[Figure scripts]
----------

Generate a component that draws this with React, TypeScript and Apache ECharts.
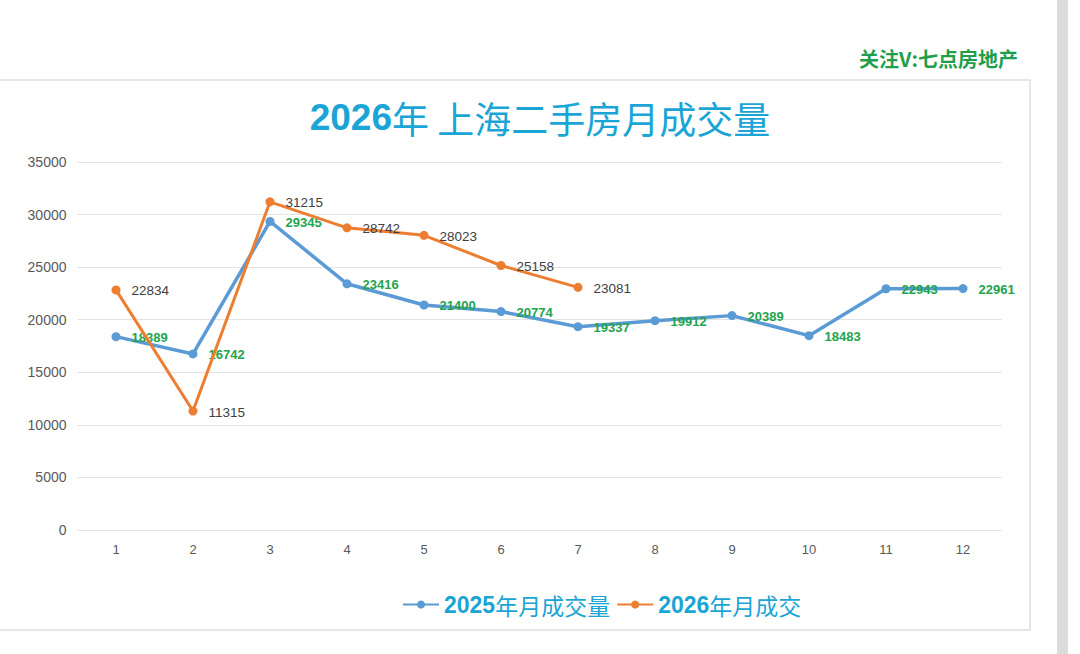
import React, { useEffect, useRef } from "react";
import * as echarts from "echarts";

const months = ["1", "2", "3", "4", "5", "6", "7", "8", "9", "10", "11", "12"];
const sales2025 = [18389, 16742, 29345, 23416, 21400, 20774, 19337, 19912, 20389, 18483, 22943, 22961];
const sales2026 = [22834, 11315, 31215, 28742, 28023, 25158, 23081];
const yTicks = { min: 0, max: 35000, interval: 5000 };
const seriesNames = ["2025年月成交量", "2026年月成交"];

const splitDigits = (s: string) => {
  const m = s.match(/^(\d+)(.*)$/);
  return m ? `{d|${m[1]}}{c|${m[2]}}` : s;
};

export default function App() {
  const ref = useRef<HTMLDivElement>(null);
  useEffect(() => {
    if (!ref.current) return;
    const chart = echarts.init(ref.current, null, { renderer: "svg" });
    chart.setOption({
      animation: false,
      backgroundColor: "#ffffff",
      textStyle: { fontFamily: "Arial, 'Liberation Sans', 'Noto Sans CJK SC', sans-serif" },
      graphic: [
        {
          type: "rect",
          shape: { x: -20, y: 80, width: 1050, height: 550 },
          style: { fill: "#ffffff", stroke: "#dedede", lineWidth: 1.5 },
          z: -10,
        },
        {
          type: "rect",
          shape: { x: 1057, y: 0, width: 11, height: 654 },
          style: { fill: "#dcdcdc" },
          z: -10,
        },
        {
          type: "text",
          right: 62,
          top: 48,
          style: {
            text: "关注V:七点房地产",
            fill: "#1f9f4c",
            font: "bold 20px 'Noto Sans CJK SC', sans-serif",
          },
        },
      ],
      title: {
        text: "{d|2026}{c|年 上海二手房月成交量}",
        left: "center",
        top: 94,
        textStyle: {
          rich: {
            d: {
              color: "#1aa5d6",
              fontSize: 37,
              fontWeight: "bold",
              fontFamily: "'Liberation Sans', Arial, sans-serif",
            },
            c: {
              color: "#1aa5d6",
              fontSize: 37,
              fontWeight: "normal",
              fontFamily: "'Noto Sans CJK SC', sans-serif",
            },
          },
        },
      },
      legend: {
        top: 588,
        left: 397,
        itemWidth: 36,
        itemHeight: 10,
        itemGap: 6,
        formatter: (name: string) => splitDigits(name),
        textStyle: {
          rich: {
            d: {
              color: "#1aa5d6",
              fontSize: 23,
              fontWeight: "bold",
              fontFamily: "'Liberation Sans', Arial, sans-serif",
            },
            c: {
              color: "#1aa5d6",
              fontSize: 23,
              fontWeight: "normal",
              fontFamily: "'Noto Sans CJK SC', sans-serif",
            },
          },
        },
        data: seriesNames,
      },
      grid: { left: 77.5, right: 78.5, top: 162, bottom: 124, containLabel: false },
      xAxis: {
        type: "category",
        data: months,
        boundaryGap: true,
        axisLine: { show: false },
        axisTick: { show: false },
        axisLabel: { color: "#595959", fontSize: 13, margin: 13 },
      },
      yAxis: {
        type: "value",
        min: yTicks.min,
        max: yTicks.max,
        interval: yTicks.interval,
        axisLine: { show: false },
        axisTick: { show: false },
        axisLabel: { color: "#595959", fontSize: 14, margin: 11, formatter: (v: number) => String(v) },
        splitLine: { lineStyle: { color: "#e3e3e3", width: 1 } },
      },
      series: [
        {
          name: seriesNames[0],
          type: "line",
          data: sales2025,
          symbol: "circle",
          symbolSize: 9,
          itemStyle: { color: "#5b9bd5" },
          lineStyle: { color: "#5b9bd5", width: 3.5 },
          label: {
            show: true,
            position: "right",
            distance: 11,
            color: "#22a44c",
            fontSize: 13,
            fontWeight: "bold",
            offset: [0, 1],
          },
          z: 2,
        },
        {
          name: seriesNames[1],
          type: "line",
          data: sales2026,
          symbol: "circle",
          symbolSize: 9,
          itemStyle: { color: "#ed7d31" },
          lineStyle: { color: "#ed7d31", width: 3 },
          label: {
            show: true,
            position: "right",
            distance: 11,
            color: "#404040",
            fontSize: 13.5,
            offset: [0, 1],
          },
          z: 3,
        },
      ],
    });
    return () => chart.dispose();
  }, []);
  return (
    <div
      ref={ref}
      style={{ position: "absolute", left: 0, top: 0, width: 1080, height: 654 }}
    />
  );
}
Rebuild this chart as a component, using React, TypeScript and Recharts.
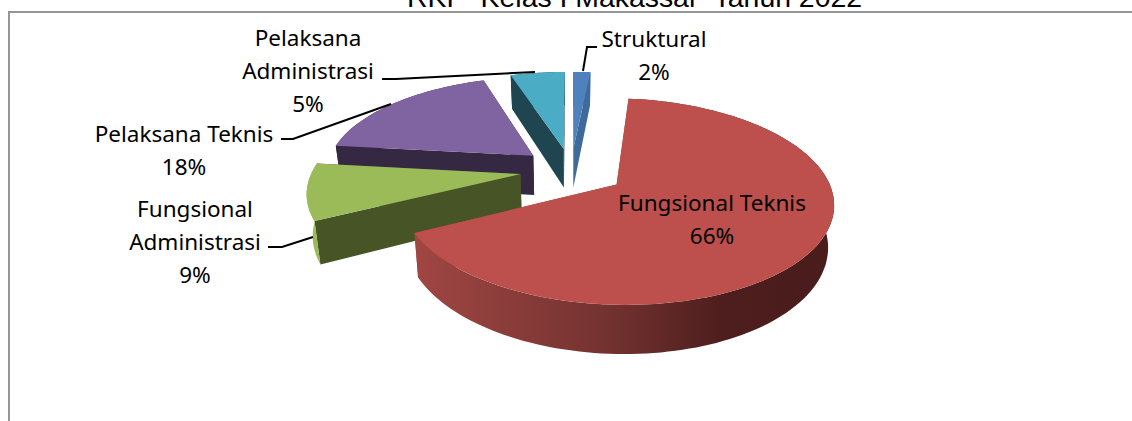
import { PieChart, Pie, Cell } from 'recharts';

const categories = ['Pelaksana Administrasi', 'Pelaksana Teknis', 'Fungsional Administrasi', 'Fungsional Teknis', 'Struktural'];
const shares = [5, 18.2, 9.2, 66, 1.6];
const topColors = ['#4bacc6', '#8064a2', '#9bbb59', '#bd4f4c', '#4f81bd'];
const wallColors = ['#1f4650', '#352842', '#465426', '#9a4340', '#3e6a9c'];
const rimColors = ['#1f4650', '#352842', '#9bbb59', 'url(#rimRed)', '#3e6a9c'];
const explosions = [0.23, 0.24, 0.245, 0.26, 0.23];

const chartData = categories.map((name, i) => ({ name, value: shares[i] }));

// label layout, one entry per category
const labelLines: Record<string, string[]> = {
  'Pelaksana Administrasi': ['Pelaksana', 'Administrasi'],
  'Pelaksana Teknis': ['Pelaksana Teknis'],
  'Fungsional Administrasi': ['Fungsional', 'Administrasi'],
  'Fungsional Teknis': ['Fungsional Teknis'],
  Struktural: ['Struktural'],
};
const labelAnchors: Record<string, [number, number]> = {
  'Pelaksana Administrasi': [308, 46],
  'Pelaksana Teknis': [184, 142],
  'Fungsional Administrasi': [195, 217],
  'Fungsional Teknis': [712, 211],
  Struktural: [654, 47],
};
const leaders: Record<string, string> = {
  'Pelaksana Administrasi': '382,79 396,79 535,72',
  'Pelaksana Teknis': '281,139 293,139 391,104',
  'Fungsional Administrasi': '268,247 282,247 313,237',
  Struktural: '583,71 587,47 597,47',
};

const PIE_CX = 566;
const PIE_CY = 165;
const PIE_R = 208;
const Y_SCALE = 95.7 / 208;
const PERSPECTIVE = 0.162;
const DEPTH = 40;
const BOTTOM_SHRINK = 0.977;

// disk coordinates -> screen, nearer points come out bigger
function project(x: number, y: number, cx: number, cy: number, r: number, drop = false) {
  const w = 1 + PERSPECTIVE * y;
  const px = (r * x) / w;
  const py = (-r * Y_SCALE * y) / w;
  if (!drop) return [cx + px, cy + py];
  return [cx + px * BOTTOM_SHRINK, cy + py + DEPTH / w];
}

function toPath(points: number[][]) {
  return 'M' + points.map((p) => `${p[0].toFixed(1)},${p[1].toFixed(1)}`).join('L') + 'Z';
}

function Slice3D(props: any) {
  const { cx, cy, outerRadius, startAngle, endAngle, name, payload } = props;
  const label = name ?? payload?.name;
  const idx = categories.indexOf(label);
  // recharts angles: 90 is the top, growing counter-clockwise
  const a0 = ((90 - startAngle) * Math.PI) / 180;
  const a1 = ((90 - endAngle) * Math.PI) / 180;
  const mid = (a0 + a1) / 2;
  const ox = explosions[idx] * Math.sin(mid);
  const oy = explosions[idx] * Math.cos(mid);
  const steps = Math.max(4, Math.ceil(Math.abs(a1 - a0) / 0.03));

  const rim: number[][] = [];
  const rimLow: number[][] = [];
  for (let s = 0; s <= steps; s++) {
    const a = a0 + ((a1 - a0) * s) / steps;
    const x = ox + Math.sin(a);
    const y = oy + Math.cos(a);
    rim.push(project(x, y, cx, cy, outerRadius));
    rimLow.push(project(x, y, cx, cy, outerRadius, true));
  }
  const apex = project(ox, oy, cx, cy, outerRadius);
  const apexLow = project(ox, oy, cx, cy, outerRadius, true);

  return (
    <g>
      <path d={toPath([apex, rim[0], rimLow[0], apexLow])} fill={wallColors[idx]} />
      <path d={toPath([apex, rim[steps], rimLow[steps], apexLow])} fill={wallColors[idx]} />
      <path d={toPath([...rim, ...rimLow.slice().reverse()])} fill={rimColors[idx]} />
      <path d={toPath([apex, ...rim])} fill={topColors[idx]} />
    </g>
  );
}

function SliceLabel(props: any) {
  const { name, percent } = props;
  const [x, y] = labelAnchors[name];
  const lines = [...labelLines[name], `${Math.round(percent * 100)}%`];
  return (
    <g>
      {leaders[name] && <polyline points={leaders[name]} fill='none' stroke='#000' strokeWidth={2} />}
      <text x={x} y={y} textAnchor='middle' fill='#000' fontFamily='"Noto Sans"' fontSize={22.5}>
        {lines.map((line, i) => (
          <tspan key={i} x={x} dy={i === 0 ? 0 : 33}>
            {line}
          </tspan>
        ))}
      </text>
    </g>
  );
}

export default function App() {
  return (
    <div style={{ position: 'absolute', left: 0, top: 0, width: 1132, height: 421, overflow: 'hidden', background: '#fff' }}>
      <div style={{ position: 'absolute', left: 8, top: 11, right: -2, bottom: -2, borderLeft: '2px solid #969696', borderTop: '2px solid #969696' }} />
      <div
        style={{
          position: 'absolute',
          left: 0,
          width: 1269,
          top: -17,
          textAlign: 'center',
          fontFamily: '"Liberation Sans"',
          fontSize: 28.4,
          lineHeight: '28px',
          whiteSpace: 'pre',
          color: '#000',
        }}
      >
        RKP  Kelas I Makassar  Tahun 2022
      </div>
      <PieChart width={1132} height={421} style={{ position: 'absolute', left: 0, top: 0 }}>
        <defs>
          <linearGradient id='rimRed' gradientUnits='userSpaceOnUse' x1={416} y1={0} x2={800} y2={0}>
            <stop offset='0%' stopColor='#a04643' />
            <stop offset='50%' stopColor='#733230' />
            <stop offset='80%' stopColor='#4d1e1d' />
            <stop offset='100%' stopColor='#4a1c1b' />
          </linearGradient>
        </defs>
        <Pie
          data={chartData}
          dataKey='value'
          nameKey='name'
          cx={PIE_CX}
          cy={PIE_CY}
          outerRadius={PIE_R}
          startAngle={90}
          endAngle={450}
          paddingAngle={0}
          isAnimationActive={false}
          shape={Slice3D}
          activeShape={Slice3D}
          inactiveShape={Slice3D}
          label={SliceLabel}
          labelLine={false}
        >
          {chartData.map((d, i) => (
            <Cell key={d.name} fill={topColors[i]} />
          ))}
        </Pie>
      </PieChart>
    </div>
  );
}
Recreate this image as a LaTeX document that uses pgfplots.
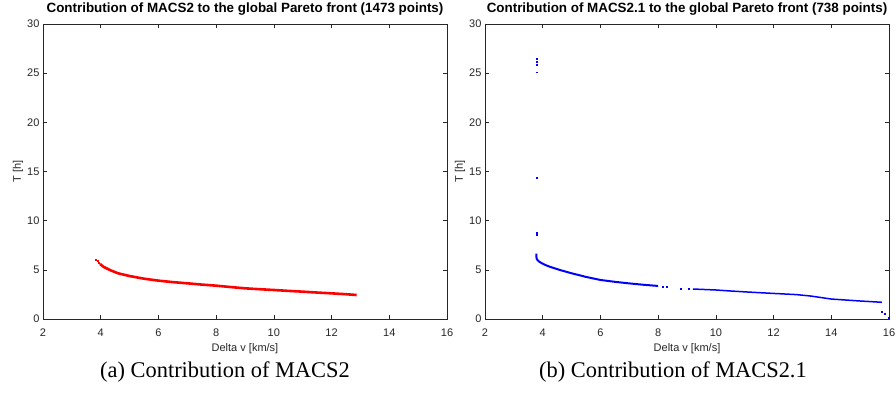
\documentclass[border=0pt]{standalone}
\usepackage{fontspec}
\setmainfont{Liberation Serif}
\setsansfont{Liberation Sans}
\usepackage{pgfplots}
\pgfplotsset{compat=1.18}
\definecolor{axgray}{rgb}{0.15,0.15,0.15}
\pgfplotsset{mystyle/.style={
  scale only axis, width=404pt, height=295pt,
  xmin=2, xmax=16, ymin=0, ymax=30,
  xtick={2,4,...,16}, ytick={0,5,...,30},
  tick align=inside, xtick pos=both, ytick pos=both,
  major tick length=4pt,
  axis line style={axgray, line width=0.6pt},
  every tick/.style={axgray, line width=0.6pt},
  /pgf/number format/assume math mode=true,
  every tick label/.append style={font=\sffamily\fontsize{11}{12}\selectfont, text=axgray},
  xticklabel style={yshift=-6pt},
  yticklabel style={xshift=0pt},
  label style={font=\sffamily\fontsize{11}{13}\selectfont, text=axgray},
  xlabel={Delta v [km/s]}, ylabel={T [h]},
  xlabel style={at={(axis description cs:0.5,0)}, anchor=center, yshift=-30pt},
  ylabel style={at={(axis description cs:-0.062,0.5)}, anchor=center, rotate=0},
  title style={font=\sffamily\bfseries\fontsize{13.4}{15}\selectfont, at={(axis description cs:0.5,1)}, anchor=base, yshift=5pt},
}}
\begin{document}
\begin{tikzpicture}
\path[use as bounding box] (0,0) rectangle (896pt,396pt);
\begin{axis}[mystyle, at={(43pt,77pt)}, anchor=south west,
  title={Contribution of MACS2 to the global Pareto front (1473 points)}]
\addplot[red, line width=2.6pt] coordinates {
(3.975,5.6) (4.1,5.3) (4.32,4.98) (4.6,4.65) (5.0,4.37) (5.5,4.1) (6.0,3.9)
(6.5,3.75) (7.0,3.63) (7.5,3.5) (8.0,3.39) (8.5,3.25) (9.0,3.12) (9.5,3.03)
(10.0,2.95) (10.5,2.86) (11.0,2.78) (11.5,2.69) (12.0,2.61) (12.5,2.52) (12.87,2.44)};
\addplot[red, only marks, mark=square*, mark size=0.45pt] coordinates {
(3.83,6.07) (3.88,5.92) (3.93,5.75)};
\end{axis}
\begin{axis}[mystyle, at={(485pt,77pt)}, anchor=south west,
  title={Contribution of MACS2.1 to the global Pareto front (738 points)}]
\addplot[blue, line width=2pt] coordinates {
(3.78,6.65) (3.78,6.3) (3.8,6.05) (3.87,5.85) (3.95,5.7) (4.1,5.48) (4.26,5.3)
(4.6,4.98) (5.0,4.65) (5.5,4.28) (6.0,3.97) (6.5,3.78) (7.0,3.62) (7.5,3.48) (8.0,3.36)};
\addplot[blue, line width=1.5pt] coordinates {
(9.2,3.05) (9.6,3.0) (10.0,2.95) (10.5,2.85) (11.0,2.76) (11.5,2.68) (12.0,2.6)
(12.8,2.48) (13.3,2.33) (14.0,2.03) (14.5,1.93) (15.0,1.83) (15.75,1.70)};
\addplot[blue, only marks, mark=square*, mark size=0.4pt] coordinates {
(3.78,26.5) (3.78,26.2) (3.78,25.9) (3.78,25.1) (3.78,14.35) (3.78,8.75) (3.78,8.6)
(8.15,3.32) (8.3,3.3) (8.77,3.12) (9.05,3.08)
(15.75,0.75) (15.85,0.5) (15.98,0.1)};
\end{axis}
\node[font=\fontsize{22.4}{26}\selectfont] at (225pt,24pt) {(a) Contribution of MACS2};
\node[font=\fontsize{22.4}{26}\selectfont] at (673pt,24pt) {(b) Contribution of MACS2.1};
\end{tikzpicture}
\end{document}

----------

» AIM
In the entries above, find the line that contains "import * as", then repeat exactly every line from the first one through that line, with no pictures.

» WORKED SOLUTION
Generate a component that draws this with React, TypeScript and Apache ECharts.
import React, { useEffect, useRef } from "react";
import * as echarts from "echarts";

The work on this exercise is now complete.